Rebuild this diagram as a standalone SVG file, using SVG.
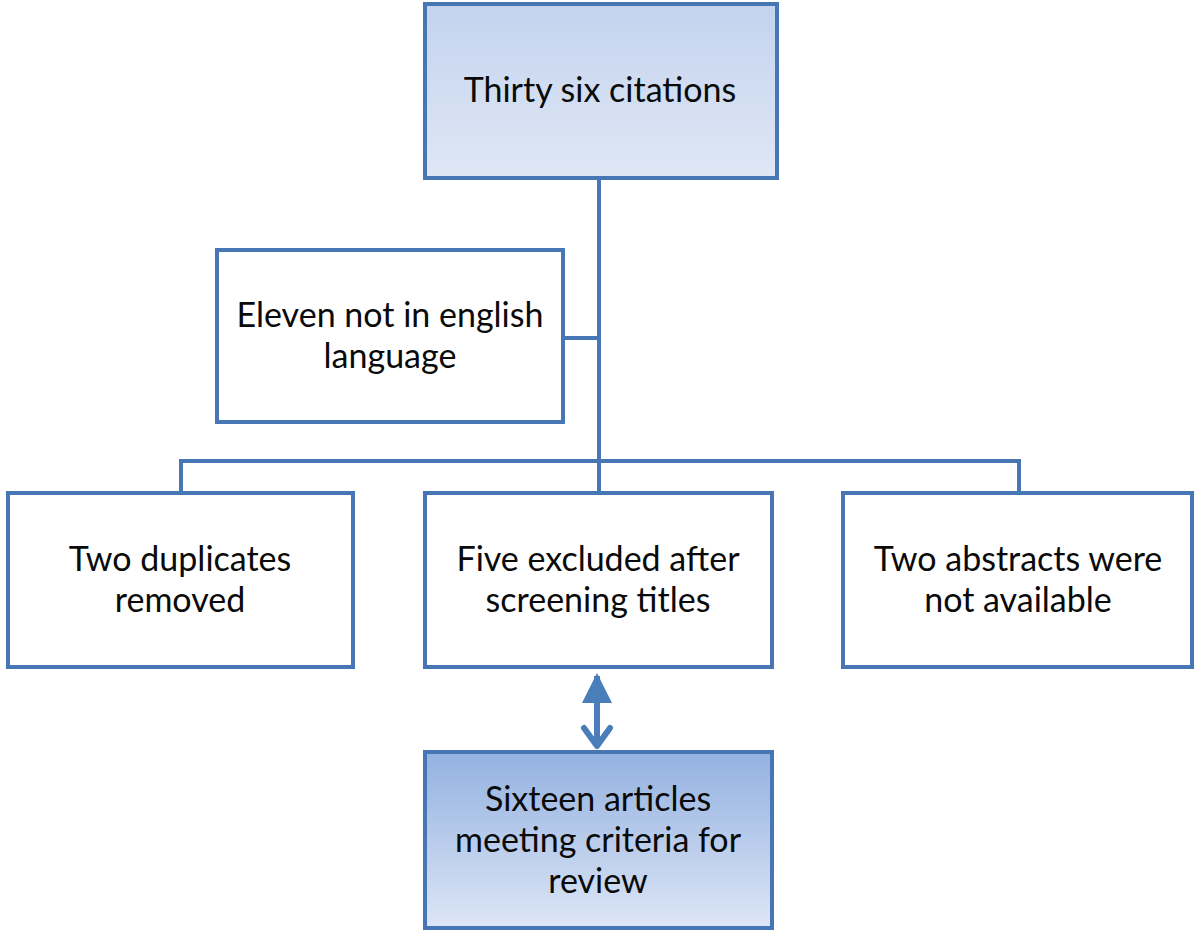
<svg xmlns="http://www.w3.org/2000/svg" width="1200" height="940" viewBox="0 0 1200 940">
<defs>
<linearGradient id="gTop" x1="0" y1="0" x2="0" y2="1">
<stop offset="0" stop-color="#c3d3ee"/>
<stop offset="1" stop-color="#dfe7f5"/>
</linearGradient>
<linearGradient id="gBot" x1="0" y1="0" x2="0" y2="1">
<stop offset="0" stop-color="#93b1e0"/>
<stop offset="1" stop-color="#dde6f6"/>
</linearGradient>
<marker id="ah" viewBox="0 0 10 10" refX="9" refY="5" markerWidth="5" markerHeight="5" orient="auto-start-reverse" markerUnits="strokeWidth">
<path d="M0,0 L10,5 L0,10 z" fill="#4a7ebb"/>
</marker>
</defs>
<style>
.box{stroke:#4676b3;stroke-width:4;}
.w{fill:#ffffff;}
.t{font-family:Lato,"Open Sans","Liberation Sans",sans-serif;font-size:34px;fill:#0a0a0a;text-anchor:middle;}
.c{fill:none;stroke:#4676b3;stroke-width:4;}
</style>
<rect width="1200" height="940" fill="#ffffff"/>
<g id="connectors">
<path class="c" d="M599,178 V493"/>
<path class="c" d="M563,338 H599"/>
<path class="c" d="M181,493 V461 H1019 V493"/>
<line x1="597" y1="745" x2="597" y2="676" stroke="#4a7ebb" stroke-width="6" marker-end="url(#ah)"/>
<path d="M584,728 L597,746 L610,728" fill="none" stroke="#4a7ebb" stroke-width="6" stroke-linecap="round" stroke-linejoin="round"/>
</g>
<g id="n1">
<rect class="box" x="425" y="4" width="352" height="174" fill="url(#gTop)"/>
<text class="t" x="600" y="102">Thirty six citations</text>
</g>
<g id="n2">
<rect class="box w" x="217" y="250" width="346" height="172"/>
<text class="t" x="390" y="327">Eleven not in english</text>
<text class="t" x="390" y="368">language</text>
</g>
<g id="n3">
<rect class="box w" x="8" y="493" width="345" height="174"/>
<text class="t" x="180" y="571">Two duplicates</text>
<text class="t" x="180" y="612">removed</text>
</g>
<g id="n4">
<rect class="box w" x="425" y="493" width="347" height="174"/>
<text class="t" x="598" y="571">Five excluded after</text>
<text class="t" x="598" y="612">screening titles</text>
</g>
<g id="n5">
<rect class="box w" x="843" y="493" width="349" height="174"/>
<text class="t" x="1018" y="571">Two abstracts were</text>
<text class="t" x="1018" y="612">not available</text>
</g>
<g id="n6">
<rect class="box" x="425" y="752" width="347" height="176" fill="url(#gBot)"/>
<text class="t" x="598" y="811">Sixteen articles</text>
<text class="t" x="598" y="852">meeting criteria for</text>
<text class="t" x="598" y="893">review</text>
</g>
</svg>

**WHAT IS REQUIRED:**
Copy out each line exactly, without the pictures.

**RESULT OF THE EXERCISE:**
Rebuild this diagram as a standalone SVG file, using SVG.
<svg xmlns="http://www.w3.org/2000/svg" width="1200" height="940" viewBox="0 0 1200 940">
<defs>
<linearGradient id="gTop" x1="0" y1="0" x2="0" y2="1">
<stop offset="0" stop-color="#c3d3ee"/>
<stop offset="1" stop-color="#dfe7f5"/>
</linearGradient>
<linearGradient id="gBot" x1="0" y1="0" x2="0" y2="1">
<stop offset="0" stop-color="#93b1e0"/>
<stop offset="1" stop-color="#dde6f6"/>
</linearGradient>
<marker id="ah" viewBox="0 0 10 10" refX="9" refY="5" markerWidth="5" markerHeight="5" orient="auto-start-reverse" markerUnits="strokeWidth">
<path d="M0,0 L10,5 L0,10 z" fill="#4a7ebb"/>
</marker>
</defs>
<style>
.box{stroke:#4676b3;stroke-width:4;}
.w{fill:#ffffff;}
.t{font-family:Lato,"Open Sans","Liberation Sans",sans-serif;font-size:34px;fill:#0a0a0a;text-anchor:middle;}
.c{fill:none;stroke:#4676b3;stroke-width:4;}
</style>
<rect width="1200" height="940" fill="#ffffff"/>
<g id="connectors">
<path class="c" d="M599,178 V493"/>
<path class="c" d="M563,338 H599"/>
<path class="c" d="M181,493 V461 H1019 V493"/>
<line x1="597" y1="745" x2="597" y2="676" stroke="#4a7ebb" stroke-width="6" marker-end="url(#ah)"/>
<path d="M584,728 L597,746 L610,728" fill="none" stroke="#4a7ebb" stroke-width="6" stroke-linecap="round" stroke-linejoin="round"/>
</g>
<g id="n1">
<rect class="box" x="425" y="4" width="352" height="174" fill="url(#gTop)"/>
<text class="t" x="600" y="102">Thirty six citations</text>
</g>
<g id="n2">
<rect class="box w" x="217" y="250" width="346" height="172"/>
<text class="t" x="390" y="327">Eleven not in english</text>
<text class="t" x="390" y="368">language</text>
</g>
<g id="n3">
<rect class="box w" x="8" y="493" width="345" height="174"/>
<text class="t" x="180" y="571">Two duplicates</text>
<text class="t" x="180" y="612">removed</text>
</g>
<g id="n4">
<rect class="box w" x="425" y="493" width="347" height="174"/>
<text class="t" x="598" y="571">Five excluded after</text>
<text class="t" x="598" y="612">screening titles</text>
</g>
<g id="n5">
<rect class="box w" x="843" y="493" width="349" height="174"/>
<text class="t" x="1018" y="571">Two abstracts were</text>
<text class="t" x="1018" y="612">not available</text>
</g>
<g id="n6">
<rect class="box" x="425" y="752" width="347" height="176" fill="url(#gBot)"/>
<text class="t" x="598" y="811">Sixteen articles</text>
<text class="t" x="598" y="852">meeting criteria for</text>
<text class="t" x="598" y="893">review</text>
</g>
</svg>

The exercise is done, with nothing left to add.